Het deed me ontzettend veel. Niet zozeer omdat de beste man er niet meer is, maar meer omdat hij heel gelukkig oud geworden leek. Soms lijken dingen in het leven er niet toe te doen. Ik kan me zo voorstellen dat hij na zijn laatste programma mooie dingen heeft meegemaakt, maar ook een hele hoop ellendige. Mensen verloren, tegenslagen, nadelen van ouder worden. Maar hij stond daar weer op zijn oude plekje voor de camera en het leek er niet meer toe te doen, zo gelukkig keek hij uit z'n ogen en zo gelukkig sprak hij over de dingen die hij heeft gedaan en meegemaakt.

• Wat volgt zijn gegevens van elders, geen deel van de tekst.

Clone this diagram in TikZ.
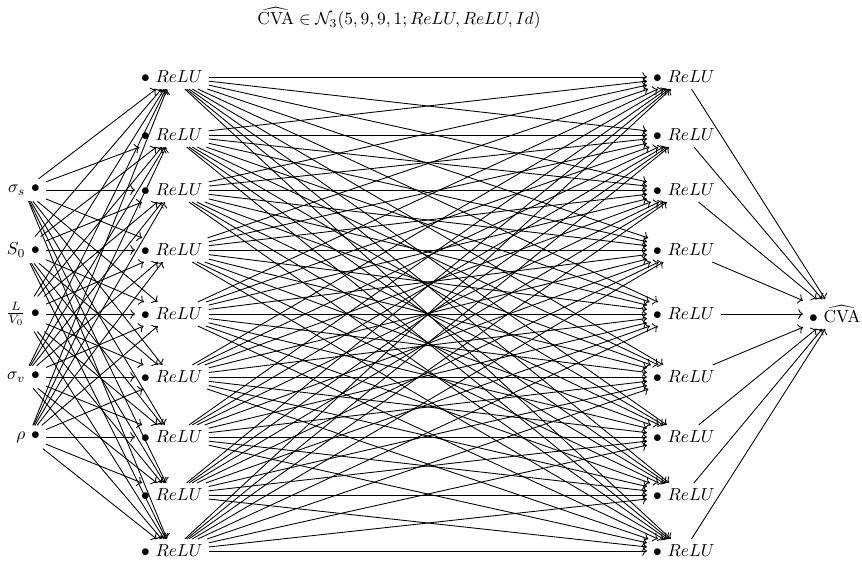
\documentclass[tikz,border=0pt]{standalone}
\usepackage{tikz}
\usetikzlibrary{positioning,arrows.meta,calc}
\usepackage{amsmath}
\usepackage{xcolor}

\tikzset{
  neurona/.style={inner sep=3.3pt},
  flecha/.style={->, line width=0.5pt}
}

\begin{document}
\begin{tikzpicture}[x=0.0202cm, y=-0.0202cm]
        \useasboundingbox (0,0) rectangle (862,562);
        \node (titulo) at (399,18) {$\widehat{\mathrm{CVA}} \in \mathcal{N}_3(5,9,9,1; ReLU, ReLU, Id)$};
        % capa de entrada
        \foreach \i/\y/\t in {1/190/\sigma_s, 2/250/S_0, 3/314/\frac{L}{V_0}, 4/377/\sigma_v, 5/437/\rho} {
          \node[neurona, anchor=east] (e\i) at (46,\y) {$\t\ \bullet$};
        }
        % capas ocultas
        \foreach \j/\y in {1/77, 2/135, 3/190, 4/250, 5/314, 6/377, 7/437, 8/495, 9/551} {
          \node[neurona, anchor=west] (a\j) at (135,\y) {$\bullet\ ReLU$};
          \node[neurona, anchor=west] (b\j) at (647,\y) {$\bullet\ ReLU$};
        }
        % salida
        \node[neurona, anchor=west] (s) at (803,314) {$\bullet\ \widehat{\mathrm{CVA}}$};
        \foreach \i in {1,...,5}
          \foreach \j in {1,...,9}
            \draw[flecha] (e\i) -- (a\j);
        \foreach \i in {1,...,9}
          \foreach \j in {1,...,9}
            \draw[flecha] (a\i) -- (b\j);
        \foreach \j in {1,...,9}
          \draw[flecha] (b\j) -- (s);
      \end{tikzpicture}
\end{document}
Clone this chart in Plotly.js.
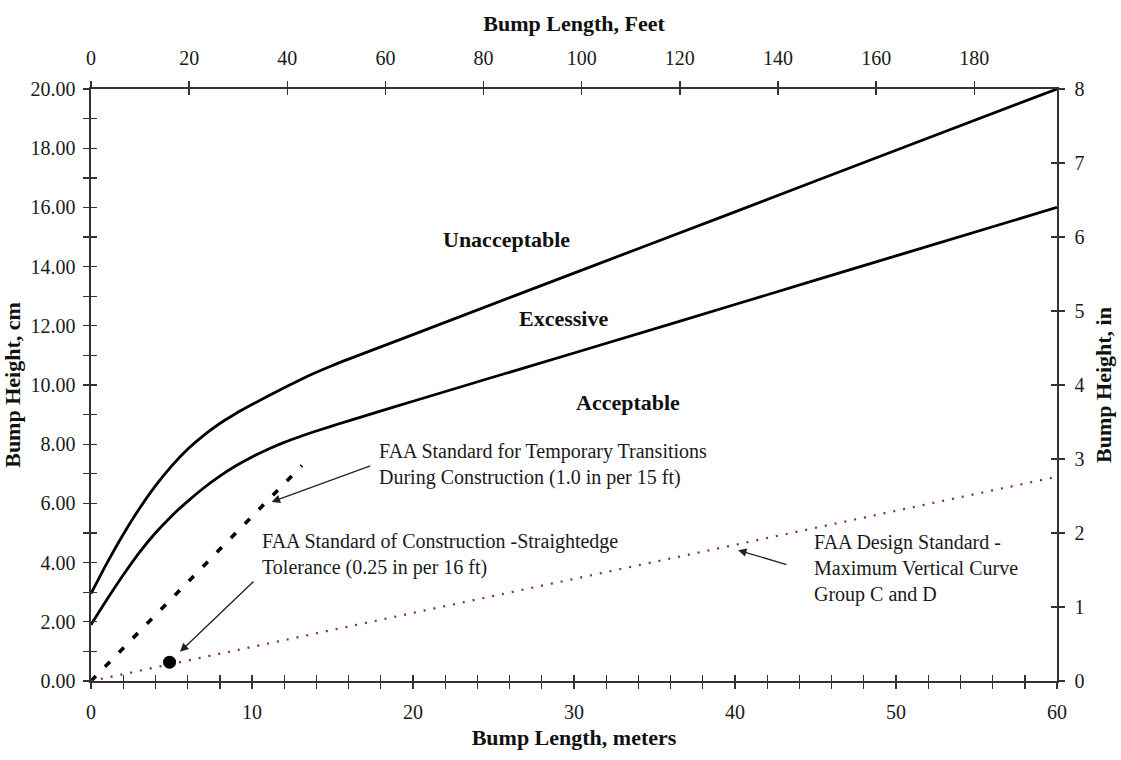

Het greep me vooral omdat ik vorige week weer een ouderwetse nacht had. Ik heb inmiddels wel geleerd om niet meer zoveel te piekeren over dingen die buiten mijn macht liggen (één van de redenen dat ik zoveel werk). Maar soms, heel soms verval ik nog wel eens in een oude gewoonte. Dan lig ik wakker, kijk ik naar Martine en dan realiseer ik me dat we nog best jong zijn. Maar ook dat we niet eeuwig jong zijn. Dat de tijd snel gaat. Dat alles om ons heen zo snel gaat. Dat er nog zoveel is dat ik moet doen. Maar vooral dat de jaren zo snel tellen, iets dat nu nog absoluut niet geeft, want ik ben nog niet oud, maar er komt een dag waarop ik dat niet meer kan zeggen. En dan is het een stroomversnelling, ik wil niet oud worden, nu niet nooit niet, ik wil niet minder kunnen, minder kansen krijgen, steeds meer mensen om me heen verliezen, spijt hebben van dingen die ik heb gedaan, niet heb gedaan. Ik wil het niet ik wil het niet, en toch kan ik het niet remmen en wordt het ook voor mij ooit realiteit. Ik raak dan zo in paniek dat het zweet me uitbreekt en de lucht mijn longen volledig verlaat. Tot ik mezelf eindelijk tot rust kan manen en in slaap val.
Dat was vroeger aan de orde van de dag. Tegenwoordig niet meer, maar blijkbaar nog wel af en toe. En toen las ik het artikel over Kick Stokhuyzen. Ik las het artikel, ik keek zijn show. Daar stond echt een gelukkig man, in ieder geval een man met een rijk leven. Ik zag daar niet een man staan die weinig kon, maar een man die ontzettend veel had gedaan. Niet een man die veel mensen heeft verloren, maar een man die ontzettend veel mensen heeft liefgehad en veel mensen heeft gekend die hem liefhadden. Natuurlijk is het egoïstisch om het verhaal van deze man te gebruken voor mijn eigen gemoedsrust, er zijn immers mensen die sinds gisteren intens verdrietig zijn. Maar die gemoedsrust is een feit en ik vind het bijzonder.
Ik las vanmiddag dat Kick Stokhuyzen is overleden. Misschien heb je geen idee wie dat is, ik had dat tot vanmiddag eigenlijk ook niet. Maar ik ben blij dat het niet Fred Oster was.